• [Given request] Restate the full listing word for word and leave the pictures out.

• [Data extract]
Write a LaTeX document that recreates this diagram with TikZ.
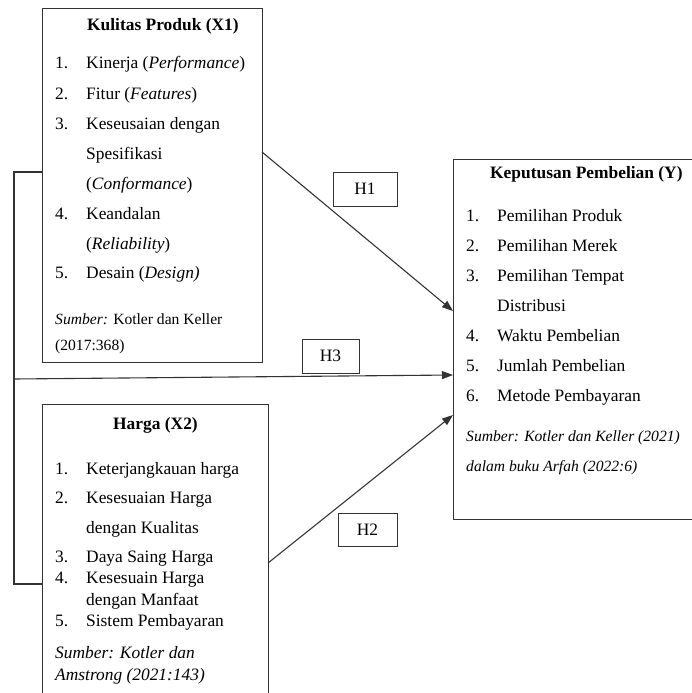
\documentclass[tikz,border=0pt]{standalone}
\usepackage{fontspec}
\setmainfont{Liberation Serif}
\usetikzlibrary{arrows.meta}
\begin{document}
\begin{tikzpicture}[x=1pt,y=-1pt,>={Triangle[length=11pt,width=8pt]},
    every node/.style={inner sep=0pt,font=\fontsize{17.4}{20}\selectfont},
    kotak/.style={draw=black!80,line width=1.1pt,anchor=north west},
    hbox/.style={draw=black!80,line width=1pt},
    garis/.style={draw=black!80,line width=1.1pt},
    teks/.style={anchor=base west},
    sumber/.style={anchor=base west,font=\fontsize{15.6}{18}\selectfont}]
                \useasboundingbox (0,0) rectangle (692,693);
                % kotak variabel
                \node[kotak,minimum width=220pt,minimum height=354pt] (x1) at (42,8) {};
                \node[kotak,minimum width=226pt,minimum height=300pt] (x2) at (42,404) {};
                \node[kotak,minimum width=260pt,minimum height=360pt] (y) at (453,159) {};
                % X1
                \node[teks] (x1judul) at (87,31) {\textbf{Kulitas Produk (X1)}};
                \node[teks] (x1n1) at (55,69) {1.};
                \node[teks] (x1t1) at (86,69) {Kinerja (\textit{Performance})};
                \node[teks] (x1n2) at (55,99) {2.};
                \node[teks] (x1t2) at (86,99) {Fitur (\textit{Features})};
                \node[teks] (x1n3) at (55,129) {3.};
                \node[teks] (x1t3) at (86,129) {Keseusaian dengan};
                \node[teks] (x1t3b) at (86,159) {Spesifikasi};
                \node[teks] (x1t3c) at (86,189) {(\textit{Conformance})};
                \node[teks] (x1n4) at (55,219) {4.};
                \node[teks] (x1t4) at (86,219) {Keandalan};
                \node[teks] (x1t4b) at (86,249) {(\textit{Reliability})};
                \node[teks] (x1n5) at (55,278) {5.};
                \node[teks] (x1t5) at (86,278) {Desain (\textit{Design)}};
                \node[sumber] (x1s1) at (55,324) {\textit{Sumber:} Kotler dan Keller};
                \node[sumber] (x1s2) at (55,350) {(2017:368)};
                % X2
                \node[teks] (x2judul) at (113,429) {\textbf{Harga (X2)}};
                \node[teks] (x2n1) at (55,474) {1.};
                \node[teks] (x2t1) at (86,474) {Keterjangkauan harga};
                \node[teks] (x2n2) at (55,503) {2.};
                \node[teks] (x2t2) at (86,503) {Kesesuaian Harga};
                \node[teks] (x2t2b) at (86,533) {dengan Kualitas};
                \node[teks] (x2n3) at (55,562) {3.};
                \node[teks] (x2t3) at (86,562) {Daya Saing Harga};
                \node[teks] (x2n4) at (55,583) {4.};
                \node[teks] (x2t4) at (86,583) {Kesesuain Harga};
                \node[teks] (x2t4b) at (86,605) {dengan Manfaat};
                \node[teks] (x2n5) at (55,626) {5.};
                \node[teks] (x2t5) at (86,626) {Sistem Pembayaran};
                \node[teks] (x2s1) at (55,658) {\textit{Sumber: Kotler dan}};
                \node[teks] (x2s2) at (55,680) {\textit{Amstrong (2021:143)}};
                % Y
                \node[teks] (yjudul) at (490,178) {\textbf{Keputusan Pembelian (Y)}};
                \node[teks] (yn1) at (466,221) {1.};
                \node[teks] (yt1) at (497,221) {Pemilihan Produk};
                \node[teks] (yn2) at (466,251) {2.};
                \node[teks] (yt2) at (497,251) {Pemilihan Merek};
                \node[teks] (yn3) at (466,281) {3.};
                \node[teks] (yt3) at (497,281) {Pemilihan Tempat};
                \node[teks] (yt3b) at (497,311) {Distribusi};
                \node[teks] (yn4) at (466,341) {4.};
                \node[teks] (yt4) at (497,341) {Waktu Pembelian};
                \node[teks] (yn5) at (466,371) {5.};
                \node[teks] (yt5) at (497,371) {Jumlah Pembelian};
                \node[teks] (yn6) at (466,401) {6.};
                \node[teks] (yt6) at (497,401) {Metode Pembayaran};
                \node[sumber] (ys1) at (466,441) {\textit{Sumber: Kotler dan Keller (2021)}};
                \node[sumber] (ys2) at (466,471) {\textit{dalam buku Arfah (2022:6)}};
                % hipotesis
                \node[hbox,minimum width=64pt,minimum height=34pt] (h1) at (365,189) {H1};
                \node[hbox,minimum width=57pt,minimum height=34pt] (h3) at (330.5,356) {H3};
                \node[hbox,minimum width=59pt,minimum height=33pt] (h2) at (367.5,529.5) {H2};
                % garis
                \coordinate (k1) at (42,172);
                \coordinate (k2) at (14,172);
                \coordinate (k3) at (14,584);
                \coordinate (k4) at (42,584);
                \coordinate (h3a) at (14,379);
                \coordinate (h3b) at (453,375);
                \coordinate (h1a) at (262,152);
                \coordinate (h1b) at (453,311);
                \coordinate (h2a) at (268,563);
                \coordinate (h2b) at (453,415);
                \draw[garis] (k1) -- (k2) -- (k3) -- (k4);
                \draw[garis,->] (h3a) -- (h3b);
                \draw[garis,->] (h1a) -- (h1b);
                \draw[garis,->] (h2a) -- (h2b);
\end{tikzpicture}
\end{document}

• [Correct answer]
Write a LaTeX document that recreates this diagram with TikZ.
\documentclass[tikz,border=0pt]{standalone}
\usepackage{fontspec}
\setmainfont{Liberation Serif}
\usetikzlibrary{arrows.meta}
\begin{document}
\begin{tikzpicture}[x=1pt,y=-1pt,>={Triangle[length=11pt,width=8pt]},
    every node/.style={inner sep=0pt,font=\fontsize{17.4}{20}\selectfont},
    kotak/.style={draw=black!80,line width=1.1pt,anchor=north west},
    hbox/.style={draw=black!80,line width=1pt},
    garis/.style={draw=black!80,line width=1.1pt},
    teks/.style={anchor=base west},
    sumber/.style={anchor=base west,font=\fontsize{15.6}{18}\selectfont}]
                \useasboundingbox (0,0) rectangle (692,693);
                % kotak variabel
                \node[kotak,minimum width=220pt,minimum height=354pt] (x1) at (42,8) {};
                \node[kotak,minimum width=226pt,minimum height=300pt] (x2) at (42,404) {};
                \node[kotak,minimum width=260pt,minimum height=360pt] (y) at (453,159) {};
                % X1
                \node[teks] (x1judul) at (87,31) {\textbf{Kulitas Produk (X1)}};
                \node[teks] (x1n1) at (55,69) {1.};
                \node[teks] (x1t1) at (86,69) {Kinerja (\textit{Performance})};
                \node[teks] (x1n2) at (55,99) {2.};
                \node[teks] (x1t2) at (86,99) {Fitur (\textit{Features})};
                \node[teks] (x1n3) at (55,129) {3.};
                \node[teks] (x1t3) at (86,129) {Keseusaian dengan};
                \node[teks] (x1t3b) at (86,159) {Spesifikasi};
                \node[teks] (x1t3c) at (86,189) {(\textit{Conformance})};
                \node[teks] (x1n4) at (55,219) {4.};
                \node[teks] (x1t4) at (86,219) {Keandalan};
                \node[teks] (x1t4b) at (86,249) {(\textit{Reliability})};
                \node[teks] (x1n5) at (55,278) {5.};
                \node[teks] (x1t5) at (86,278) {Desain (\textit{Design)}};
                \node[sumber] (x1s1) at (55,324) {\textit{Sumber:} Kotler dan Keller};
                \node[sumber] (x1s2) at (55,350) {(2017:368)};
                % X2
                \node[teks] (x2judul) at (113,429) {\textbf{Harga (X2)}};
                \node[teks] (x2n1) at (55,474) {1.};
                \node[teks] (x2t1) at (86,474) {Keterjangkauan harga};
                \node[teks] (x2n2) at (55,503) {2.};
                \node[teks] (x2t2) at (86,503) {Kesesuaian Harga};
                \node[teks] (x2t2b) at (86,533) {dengan Kualitas};
                \node[teks] (x2n3) at (55,562) {3.};
                \node[teks] (x2t3) at (86,562) {Daya Saing Harga};
                \node[teks] (x2n4) at (55,583) {4.};
                \node[teks] (x2t4) at (86,583) {Kesesuain Harga};
                \node[teks] (x2t4b) at (86,605) {dengan Manfaat};
                \node[teks] (x2n5) at (55,626) {5.};
                \node[teks] (x2t5) at (86,626) {Sistem Pembayaran};
                \node[teks] (x2s1) at (55,658) {\textit{Sumber: Kotler dan}};
                \node[teks] (x2s2) at (55,680) {\textit{Amstrong (2021:143)}};
                % Y
                \node[teks] (yjudul) at (490,178) {\textbf{Keputusan Pembelian (Y)}};
                \node[teks] (yn1) at (466,221) {1.};
                \node[teks] (yt1) at (497,221) {Pemilihan Produk};
                \node[teks] (yn2) at (466,251) {2.};
                \node[teks] (yt2) at (497,251) {Pemilihan Merek};
                \node[teks] (yn3) at (466,281) {3.};
                \node[teks] (yt3) at (497,281) {Pemilihan Tempat};
                \node[teks] (yt3b) at (497,311) {Distribusi};
                \node[teks] (yn4) at (466,341) {4.};
                \node[teks] (yt4) at (497,341) {Waktu Pembelian};
                \node[teks] (yn5) at (466,371) {5.};
                \node[teks] (yt5) at (497,371) {Jumlah Pembelian};
                \node[teks] (yn6) at (466,401) {6.};
                \node[teks] (yt6) at (497,401) {Metode Pembayaran};
                \node[sumber] (ys1) at (466,441) {\textit{Sumber: Kotler dan Keller (2021)}};
                \node[sumber] (ys2) at (466,471) {\textit{dalam buku Arfah (2022:6)}};
                % hipotesis
                \node[hbox,minimum width=64pt,minimum height=34pt] (h1) at (365,189) {H1};
                \node[hbox,minimum width=57pt,minimum height=34pt] (h3) at (330.5,356) {H3};
                \node[hbox,minimum width=59pt,minimum height=33pt] (h2) at (367.5,529.5) {H2};
                % garis
                \coordinate (k1) at (42,172);
                \coordinate (k2) at (14,172);
                \coordinate (k3) at (14,584);
                \coordinate (k4) at (42,584);
                \coordinate (h3a) at (14,379);
                \coordinate (h3b) at (453,375);
                \coordinate (h1a) at (262,152);
                \coordinate (h1b) at (453,311);
                \coordinate (h2a) at (268,563);
                \coordinate (h2b) at (453,415);
                \draw[garis] (k1) -- (k2) -- (k3) -- (k4);
                \draw[garis,->] (h3a) -- (h3b);
                \draw[garis,->] (h1a) -- (h1b);
                \draw[garis,->] (h2a) -- (h2b);
\end{tikzpicture}
\end{document}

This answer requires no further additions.